Requirements — Extract exactly the run of lines starting at the line that holds "Write a web" and ending at the line that holds "let height = 391;", both included.

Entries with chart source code
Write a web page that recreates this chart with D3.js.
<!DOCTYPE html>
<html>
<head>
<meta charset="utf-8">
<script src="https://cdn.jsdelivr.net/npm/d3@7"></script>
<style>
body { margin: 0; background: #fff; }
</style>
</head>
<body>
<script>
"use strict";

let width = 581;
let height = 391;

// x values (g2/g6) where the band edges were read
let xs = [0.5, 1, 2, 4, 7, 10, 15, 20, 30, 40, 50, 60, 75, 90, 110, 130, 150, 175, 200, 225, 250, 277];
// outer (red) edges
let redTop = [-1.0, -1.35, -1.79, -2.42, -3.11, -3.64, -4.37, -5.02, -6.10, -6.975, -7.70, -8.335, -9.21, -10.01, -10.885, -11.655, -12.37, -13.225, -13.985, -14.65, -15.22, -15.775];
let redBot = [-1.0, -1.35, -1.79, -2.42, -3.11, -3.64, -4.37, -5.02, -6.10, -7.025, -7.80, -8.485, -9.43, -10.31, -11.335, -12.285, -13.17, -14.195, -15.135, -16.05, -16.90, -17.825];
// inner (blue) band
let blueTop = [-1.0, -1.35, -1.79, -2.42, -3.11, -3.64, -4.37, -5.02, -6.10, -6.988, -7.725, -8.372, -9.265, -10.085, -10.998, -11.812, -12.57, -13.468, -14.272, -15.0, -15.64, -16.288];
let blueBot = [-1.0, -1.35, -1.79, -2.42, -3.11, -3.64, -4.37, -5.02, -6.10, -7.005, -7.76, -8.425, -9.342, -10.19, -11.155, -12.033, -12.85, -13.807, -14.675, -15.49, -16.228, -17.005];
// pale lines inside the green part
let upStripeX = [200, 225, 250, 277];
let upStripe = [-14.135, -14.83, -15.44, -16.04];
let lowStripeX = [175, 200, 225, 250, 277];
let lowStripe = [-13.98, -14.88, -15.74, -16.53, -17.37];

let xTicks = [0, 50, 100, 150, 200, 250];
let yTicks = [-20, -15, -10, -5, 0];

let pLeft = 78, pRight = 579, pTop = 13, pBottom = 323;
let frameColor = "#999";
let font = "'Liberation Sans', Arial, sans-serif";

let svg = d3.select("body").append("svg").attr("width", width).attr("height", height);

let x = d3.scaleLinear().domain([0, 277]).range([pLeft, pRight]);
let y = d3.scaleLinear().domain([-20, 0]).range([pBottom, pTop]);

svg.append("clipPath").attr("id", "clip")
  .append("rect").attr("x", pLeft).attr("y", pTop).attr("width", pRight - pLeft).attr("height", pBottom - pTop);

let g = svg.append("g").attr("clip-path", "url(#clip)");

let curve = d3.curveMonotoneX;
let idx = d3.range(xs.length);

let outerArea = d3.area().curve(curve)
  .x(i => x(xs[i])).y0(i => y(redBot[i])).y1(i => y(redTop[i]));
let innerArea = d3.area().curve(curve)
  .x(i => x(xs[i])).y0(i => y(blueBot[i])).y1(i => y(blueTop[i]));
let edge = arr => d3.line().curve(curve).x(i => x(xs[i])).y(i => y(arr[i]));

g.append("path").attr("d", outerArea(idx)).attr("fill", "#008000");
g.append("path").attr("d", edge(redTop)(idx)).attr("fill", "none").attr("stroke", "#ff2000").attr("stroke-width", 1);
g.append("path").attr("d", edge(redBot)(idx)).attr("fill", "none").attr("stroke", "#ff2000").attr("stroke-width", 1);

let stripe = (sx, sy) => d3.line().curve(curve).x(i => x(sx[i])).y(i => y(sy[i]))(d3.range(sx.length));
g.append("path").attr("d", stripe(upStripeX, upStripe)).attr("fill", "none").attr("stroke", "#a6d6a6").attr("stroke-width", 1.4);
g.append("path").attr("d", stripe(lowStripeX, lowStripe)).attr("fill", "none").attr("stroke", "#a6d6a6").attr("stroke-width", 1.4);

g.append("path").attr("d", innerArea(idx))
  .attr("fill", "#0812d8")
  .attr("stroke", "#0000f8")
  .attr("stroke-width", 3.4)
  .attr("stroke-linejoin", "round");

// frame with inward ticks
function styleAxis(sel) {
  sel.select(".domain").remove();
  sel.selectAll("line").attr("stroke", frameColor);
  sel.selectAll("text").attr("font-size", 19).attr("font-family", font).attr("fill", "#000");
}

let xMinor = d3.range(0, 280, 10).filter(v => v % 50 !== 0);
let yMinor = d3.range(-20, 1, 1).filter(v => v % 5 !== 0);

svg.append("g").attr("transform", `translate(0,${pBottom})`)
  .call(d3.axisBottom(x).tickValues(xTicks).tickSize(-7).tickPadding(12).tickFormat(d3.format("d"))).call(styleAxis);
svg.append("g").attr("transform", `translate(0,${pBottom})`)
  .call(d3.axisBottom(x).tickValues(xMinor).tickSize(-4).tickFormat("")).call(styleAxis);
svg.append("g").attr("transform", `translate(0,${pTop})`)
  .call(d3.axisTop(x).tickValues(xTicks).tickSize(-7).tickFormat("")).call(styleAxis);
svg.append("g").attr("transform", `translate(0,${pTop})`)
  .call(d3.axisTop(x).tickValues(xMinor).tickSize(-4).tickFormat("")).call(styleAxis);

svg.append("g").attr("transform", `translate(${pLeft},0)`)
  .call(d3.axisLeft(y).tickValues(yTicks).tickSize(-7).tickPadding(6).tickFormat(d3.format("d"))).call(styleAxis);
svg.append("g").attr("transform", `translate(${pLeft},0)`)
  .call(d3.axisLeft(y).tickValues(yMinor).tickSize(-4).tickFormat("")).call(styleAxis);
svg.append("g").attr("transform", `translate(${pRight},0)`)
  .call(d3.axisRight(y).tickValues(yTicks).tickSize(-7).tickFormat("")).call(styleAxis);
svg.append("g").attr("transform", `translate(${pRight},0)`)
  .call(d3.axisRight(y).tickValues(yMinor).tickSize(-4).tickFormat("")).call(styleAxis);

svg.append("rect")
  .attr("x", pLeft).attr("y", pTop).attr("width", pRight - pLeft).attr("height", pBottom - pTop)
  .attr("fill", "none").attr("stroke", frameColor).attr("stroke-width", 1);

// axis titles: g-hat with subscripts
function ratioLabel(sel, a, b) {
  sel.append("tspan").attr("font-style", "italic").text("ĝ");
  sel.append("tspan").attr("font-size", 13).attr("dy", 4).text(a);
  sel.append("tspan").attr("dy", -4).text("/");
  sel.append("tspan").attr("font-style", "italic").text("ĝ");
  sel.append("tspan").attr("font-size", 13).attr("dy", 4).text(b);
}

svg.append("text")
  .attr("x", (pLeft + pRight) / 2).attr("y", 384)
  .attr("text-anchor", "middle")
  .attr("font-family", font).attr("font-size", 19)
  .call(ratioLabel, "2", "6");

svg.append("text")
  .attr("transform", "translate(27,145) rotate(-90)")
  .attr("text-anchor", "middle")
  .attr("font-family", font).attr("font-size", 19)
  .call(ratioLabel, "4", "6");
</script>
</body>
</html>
==
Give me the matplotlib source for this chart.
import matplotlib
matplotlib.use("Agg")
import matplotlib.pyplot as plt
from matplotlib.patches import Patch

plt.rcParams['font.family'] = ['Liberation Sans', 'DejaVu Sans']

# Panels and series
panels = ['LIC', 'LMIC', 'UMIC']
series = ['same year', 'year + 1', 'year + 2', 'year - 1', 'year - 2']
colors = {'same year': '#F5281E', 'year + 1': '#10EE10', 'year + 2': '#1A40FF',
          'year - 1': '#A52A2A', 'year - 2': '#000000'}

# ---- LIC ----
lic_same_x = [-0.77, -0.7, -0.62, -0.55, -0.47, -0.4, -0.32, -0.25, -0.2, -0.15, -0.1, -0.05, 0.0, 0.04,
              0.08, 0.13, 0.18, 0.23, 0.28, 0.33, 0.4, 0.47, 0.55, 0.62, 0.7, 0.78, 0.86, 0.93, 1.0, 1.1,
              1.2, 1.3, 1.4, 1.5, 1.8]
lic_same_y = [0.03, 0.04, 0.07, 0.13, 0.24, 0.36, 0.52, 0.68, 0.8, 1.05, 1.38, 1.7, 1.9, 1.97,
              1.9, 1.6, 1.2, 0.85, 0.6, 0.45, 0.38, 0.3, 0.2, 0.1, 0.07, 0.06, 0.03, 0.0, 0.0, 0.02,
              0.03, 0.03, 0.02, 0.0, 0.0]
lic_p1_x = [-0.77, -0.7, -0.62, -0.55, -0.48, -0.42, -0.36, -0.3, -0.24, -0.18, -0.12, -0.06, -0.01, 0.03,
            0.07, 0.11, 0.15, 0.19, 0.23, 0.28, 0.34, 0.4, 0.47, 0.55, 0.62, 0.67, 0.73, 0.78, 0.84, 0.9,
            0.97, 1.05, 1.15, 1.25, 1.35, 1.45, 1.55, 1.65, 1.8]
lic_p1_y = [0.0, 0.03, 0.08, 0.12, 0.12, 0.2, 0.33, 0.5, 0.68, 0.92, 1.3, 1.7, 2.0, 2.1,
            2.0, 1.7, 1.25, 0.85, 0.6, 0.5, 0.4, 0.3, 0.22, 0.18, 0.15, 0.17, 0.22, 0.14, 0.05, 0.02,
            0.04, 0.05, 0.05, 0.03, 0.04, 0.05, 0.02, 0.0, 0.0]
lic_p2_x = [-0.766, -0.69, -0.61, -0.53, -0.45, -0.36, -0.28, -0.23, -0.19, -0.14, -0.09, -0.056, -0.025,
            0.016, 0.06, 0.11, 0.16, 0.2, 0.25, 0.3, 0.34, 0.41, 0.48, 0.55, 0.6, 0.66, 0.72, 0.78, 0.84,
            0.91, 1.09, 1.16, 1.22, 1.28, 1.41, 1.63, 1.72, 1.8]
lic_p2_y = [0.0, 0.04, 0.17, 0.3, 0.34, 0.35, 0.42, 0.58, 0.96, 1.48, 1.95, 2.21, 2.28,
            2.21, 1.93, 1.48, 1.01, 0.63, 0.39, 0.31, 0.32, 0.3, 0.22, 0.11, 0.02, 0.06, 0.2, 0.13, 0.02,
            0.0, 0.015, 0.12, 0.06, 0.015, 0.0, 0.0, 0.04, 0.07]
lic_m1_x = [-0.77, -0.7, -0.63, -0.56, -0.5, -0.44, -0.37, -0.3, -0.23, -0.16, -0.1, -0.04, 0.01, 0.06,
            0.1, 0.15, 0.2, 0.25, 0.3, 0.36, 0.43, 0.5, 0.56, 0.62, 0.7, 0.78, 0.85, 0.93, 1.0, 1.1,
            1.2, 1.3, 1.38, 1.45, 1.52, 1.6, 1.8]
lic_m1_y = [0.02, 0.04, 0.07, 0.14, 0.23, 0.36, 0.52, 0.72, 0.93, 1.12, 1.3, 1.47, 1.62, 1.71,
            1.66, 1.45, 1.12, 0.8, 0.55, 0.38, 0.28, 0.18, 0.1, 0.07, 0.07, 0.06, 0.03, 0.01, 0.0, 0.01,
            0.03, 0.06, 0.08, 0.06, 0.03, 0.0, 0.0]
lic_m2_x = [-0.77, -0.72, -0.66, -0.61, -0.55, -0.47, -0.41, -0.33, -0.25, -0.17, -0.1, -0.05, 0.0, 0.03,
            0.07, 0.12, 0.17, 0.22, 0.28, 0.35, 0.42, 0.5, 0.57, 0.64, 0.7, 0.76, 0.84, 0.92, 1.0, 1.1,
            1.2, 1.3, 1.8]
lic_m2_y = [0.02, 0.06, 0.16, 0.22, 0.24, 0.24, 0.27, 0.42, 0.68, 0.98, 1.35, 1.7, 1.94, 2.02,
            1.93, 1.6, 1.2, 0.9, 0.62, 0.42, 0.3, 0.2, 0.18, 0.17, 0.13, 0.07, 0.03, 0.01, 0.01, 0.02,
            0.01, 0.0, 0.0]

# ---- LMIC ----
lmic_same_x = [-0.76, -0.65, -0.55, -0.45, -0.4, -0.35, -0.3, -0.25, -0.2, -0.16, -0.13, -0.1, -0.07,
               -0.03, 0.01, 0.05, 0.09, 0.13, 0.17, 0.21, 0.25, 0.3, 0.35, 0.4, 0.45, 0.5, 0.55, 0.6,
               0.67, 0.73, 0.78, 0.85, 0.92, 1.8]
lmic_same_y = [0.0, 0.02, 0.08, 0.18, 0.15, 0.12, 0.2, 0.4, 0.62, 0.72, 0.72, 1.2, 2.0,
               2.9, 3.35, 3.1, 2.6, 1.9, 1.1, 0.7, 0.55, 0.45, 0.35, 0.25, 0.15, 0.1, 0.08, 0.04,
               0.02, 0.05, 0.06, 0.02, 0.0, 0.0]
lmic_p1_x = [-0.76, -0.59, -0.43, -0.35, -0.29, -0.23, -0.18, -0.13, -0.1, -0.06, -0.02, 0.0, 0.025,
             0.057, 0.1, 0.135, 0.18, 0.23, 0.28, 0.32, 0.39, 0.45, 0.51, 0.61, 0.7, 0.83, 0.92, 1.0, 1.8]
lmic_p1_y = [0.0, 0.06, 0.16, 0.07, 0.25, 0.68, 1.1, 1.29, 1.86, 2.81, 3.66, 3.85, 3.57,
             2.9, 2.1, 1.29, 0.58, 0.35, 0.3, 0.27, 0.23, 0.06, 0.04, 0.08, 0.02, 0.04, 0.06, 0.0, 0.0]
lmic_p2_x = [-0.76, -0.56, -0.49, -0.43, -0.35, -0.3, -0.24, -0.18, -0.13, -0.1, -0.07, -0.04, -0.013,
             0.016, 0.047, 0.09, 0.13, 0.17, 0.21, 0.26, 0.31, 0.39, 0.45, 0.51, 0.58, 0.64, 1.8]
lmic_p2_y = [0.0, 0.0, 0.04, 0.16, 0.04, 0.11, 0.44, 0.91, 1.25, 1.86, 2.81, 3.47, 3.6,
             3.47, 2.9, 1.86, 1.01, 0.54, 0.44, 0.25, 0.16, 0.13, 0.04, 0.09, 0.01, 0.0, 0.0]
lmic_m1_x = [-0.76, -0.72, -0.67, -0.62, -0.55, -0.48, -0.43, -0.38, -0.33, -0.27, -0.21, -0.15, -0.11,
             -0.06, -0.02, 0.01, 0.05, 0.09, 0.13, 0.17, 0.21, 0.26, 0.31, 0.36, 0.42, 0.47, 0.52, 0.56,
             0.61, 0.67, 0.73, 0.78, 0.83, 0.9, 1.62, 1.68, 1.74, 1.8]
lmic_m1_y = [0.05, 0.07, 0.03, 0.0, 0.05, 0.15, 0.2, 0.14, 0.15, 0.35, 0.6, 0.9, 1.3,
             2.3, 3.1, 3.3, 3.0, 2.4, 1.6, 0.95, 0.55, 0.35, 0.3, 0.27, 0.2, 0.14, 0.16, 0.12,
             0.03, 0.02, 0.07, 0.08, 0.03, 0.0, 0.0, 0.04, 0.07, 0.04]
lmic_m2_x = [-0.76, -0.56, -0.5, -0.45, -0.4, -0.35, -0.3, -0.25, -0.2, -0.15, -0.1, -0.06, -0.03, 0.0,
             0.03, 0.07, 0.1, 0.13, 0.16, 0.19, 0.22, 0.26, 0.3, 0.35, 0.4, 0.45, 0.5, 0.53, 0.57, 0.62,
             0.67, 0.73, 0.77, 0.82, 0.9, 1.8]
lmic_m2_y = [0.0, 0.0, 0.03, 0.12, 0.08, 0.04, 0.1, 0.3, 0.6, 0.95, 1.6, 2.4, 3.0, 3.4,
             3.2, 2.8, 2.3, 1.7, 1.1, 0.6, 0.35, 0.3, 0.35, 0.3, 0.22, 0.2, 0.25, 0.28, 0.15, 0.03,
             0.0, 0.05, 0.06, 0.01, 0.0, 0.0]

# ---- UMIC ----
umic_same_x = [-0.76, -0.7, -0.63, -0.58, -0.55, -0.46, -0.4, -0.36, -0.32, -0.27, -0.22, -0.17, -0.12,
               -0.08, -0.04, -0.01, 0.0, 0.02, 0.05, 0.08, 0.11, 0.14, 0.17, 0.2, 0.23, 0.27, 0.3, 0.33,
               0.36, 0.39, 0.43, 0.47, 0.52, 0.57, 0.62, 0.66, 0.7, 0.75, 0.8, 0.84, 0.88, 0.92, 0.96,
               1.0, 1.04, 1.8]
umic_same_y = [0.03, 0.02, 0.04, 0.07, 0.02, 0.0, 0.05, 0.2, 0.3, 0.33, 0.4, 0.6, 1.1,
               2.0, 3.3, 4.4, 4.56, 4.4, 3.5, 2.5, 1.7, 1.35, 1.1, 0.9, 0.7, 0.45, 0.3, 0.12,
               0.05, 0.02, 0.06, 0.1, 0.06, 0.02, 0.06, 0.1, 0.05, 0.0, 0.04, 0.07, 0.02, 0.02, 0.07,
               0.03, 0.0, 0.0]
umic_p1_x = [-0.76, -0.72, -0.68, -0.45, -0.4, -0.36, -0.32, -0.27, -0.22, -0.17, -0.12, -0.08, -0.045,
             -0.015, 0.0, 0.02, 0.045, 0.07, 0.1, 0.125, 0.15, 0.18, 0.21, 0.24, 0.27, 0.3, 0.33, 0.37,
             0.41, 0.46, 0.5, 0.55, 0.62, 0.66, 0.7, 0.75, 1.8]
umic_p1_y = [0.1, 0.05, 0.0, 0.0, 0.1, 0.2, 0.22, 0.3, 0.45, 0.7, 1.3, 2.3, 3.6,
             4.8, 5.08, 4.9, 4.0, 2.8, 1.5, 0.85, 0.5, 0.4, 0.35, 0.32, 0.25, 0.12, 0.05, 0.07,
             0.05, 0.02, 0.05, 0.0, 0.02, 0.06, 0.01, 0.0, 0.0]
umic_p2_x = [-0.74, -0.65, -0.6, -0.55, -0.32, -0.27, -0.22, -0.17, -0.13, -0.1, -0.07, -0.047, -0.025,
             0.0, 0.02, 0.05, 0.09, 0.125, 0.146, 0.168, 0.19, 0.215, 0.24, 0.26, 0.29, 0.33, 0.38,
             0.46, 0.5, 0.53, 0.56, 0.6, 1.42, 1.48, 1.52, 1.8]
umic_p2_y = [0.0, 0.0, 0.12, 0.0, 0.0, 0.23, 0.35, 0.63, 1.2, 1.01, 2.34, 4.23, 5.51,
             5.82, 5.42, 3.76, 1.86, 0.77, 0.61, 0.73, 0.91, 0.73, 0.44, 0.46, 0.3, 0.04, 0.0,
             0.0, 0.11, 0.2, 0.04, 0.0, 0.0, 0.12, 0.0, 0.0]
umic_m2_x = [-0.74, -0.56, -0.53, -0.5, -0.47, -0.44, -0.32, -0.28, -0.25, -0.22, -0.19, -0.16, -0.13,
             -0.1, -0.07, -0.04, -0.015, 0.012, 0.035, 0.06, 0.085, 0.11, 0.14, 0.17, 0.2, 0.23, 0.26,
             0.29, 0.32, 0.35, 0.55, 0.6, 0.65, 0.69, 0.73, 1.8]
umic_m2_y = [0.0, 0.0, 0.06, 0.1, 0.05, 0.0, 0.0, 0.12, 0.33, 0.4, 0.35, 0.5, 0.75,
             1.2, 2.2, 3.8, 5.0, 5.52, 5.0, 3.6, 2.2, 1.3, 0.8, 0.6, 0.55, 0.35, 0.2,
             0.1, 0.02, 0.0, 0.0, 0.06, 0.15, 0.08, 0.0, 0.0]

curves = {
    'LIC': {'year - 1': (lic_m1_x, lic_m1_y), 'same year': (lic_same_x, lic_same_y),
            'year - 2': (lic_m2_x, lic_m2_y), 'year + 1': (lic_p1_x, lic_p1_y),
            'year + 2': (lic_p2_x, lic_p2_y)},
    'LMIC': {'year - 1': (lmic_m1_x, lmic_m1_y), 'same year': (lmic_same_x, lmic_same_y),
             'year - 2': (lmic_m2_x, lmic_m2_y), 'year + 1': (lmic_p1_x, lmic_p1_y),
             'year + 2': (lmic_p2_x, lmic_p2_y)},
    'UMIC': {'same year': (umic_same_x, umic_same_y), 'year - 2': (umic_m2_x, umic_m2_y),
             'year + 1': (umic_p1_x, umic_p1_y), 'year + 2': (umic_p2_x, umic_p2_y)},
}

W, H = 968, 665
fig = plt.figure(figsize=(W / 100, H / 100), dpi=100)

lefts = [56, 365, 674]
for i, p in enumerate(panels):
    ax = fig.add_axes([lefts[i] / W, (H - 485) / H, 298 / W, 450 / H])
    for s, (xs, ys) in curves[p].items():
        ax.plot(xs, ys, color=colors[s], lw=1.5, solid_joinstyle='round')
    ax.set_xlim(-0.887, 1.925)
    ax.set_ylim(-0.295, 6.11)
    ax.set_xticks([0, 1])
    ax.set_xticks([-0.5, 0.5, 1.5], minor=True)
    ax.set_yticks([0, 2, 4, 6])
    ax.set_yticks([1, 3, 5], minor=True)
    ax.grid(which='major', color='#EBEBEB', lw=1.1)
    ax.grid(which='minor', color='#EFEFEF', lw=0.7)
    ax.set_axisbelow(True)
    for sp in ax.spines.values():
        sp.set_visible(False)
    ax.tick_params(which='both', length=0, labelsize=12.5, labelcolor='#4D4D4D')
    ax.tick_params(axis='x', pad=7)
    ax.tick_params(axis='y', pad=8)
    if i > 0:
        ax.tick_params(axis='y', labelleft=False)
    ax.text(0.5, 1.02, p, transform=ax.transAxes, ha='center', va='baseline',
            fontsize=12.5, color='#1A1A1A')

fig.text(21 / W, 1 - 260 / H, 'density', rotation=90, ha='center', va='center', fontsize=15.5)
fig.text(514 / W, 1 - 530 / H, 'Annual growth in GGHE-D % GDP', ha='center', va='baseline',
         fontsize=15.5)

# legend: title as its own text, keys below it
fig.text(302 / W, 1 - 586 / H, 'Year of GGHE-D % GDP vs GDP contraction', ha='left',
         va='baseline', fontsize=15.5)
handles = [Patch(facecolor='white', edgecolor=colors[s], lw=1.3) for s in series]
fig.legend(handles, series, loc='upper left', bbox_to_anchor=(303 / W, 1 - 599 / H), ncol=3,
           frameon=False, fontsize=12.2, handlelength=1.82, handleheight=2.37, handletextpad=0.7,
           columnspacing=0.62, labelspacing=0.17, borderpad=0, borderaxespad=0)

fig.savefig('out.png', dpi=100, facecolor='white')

Exercise output —
Write a web page that recreates this chart with D3.js.
<!DOCTYPE html>
<html>
<head>
<meta charset="utf-8">
<script src="https://cdn.jsdelivr.net/npm/d3@7"></script>
<style>
body { margin: 0; background: #fff; }
</style>
</head>
<body>
<script>
"use strict";

let width = 581;
let height = 391;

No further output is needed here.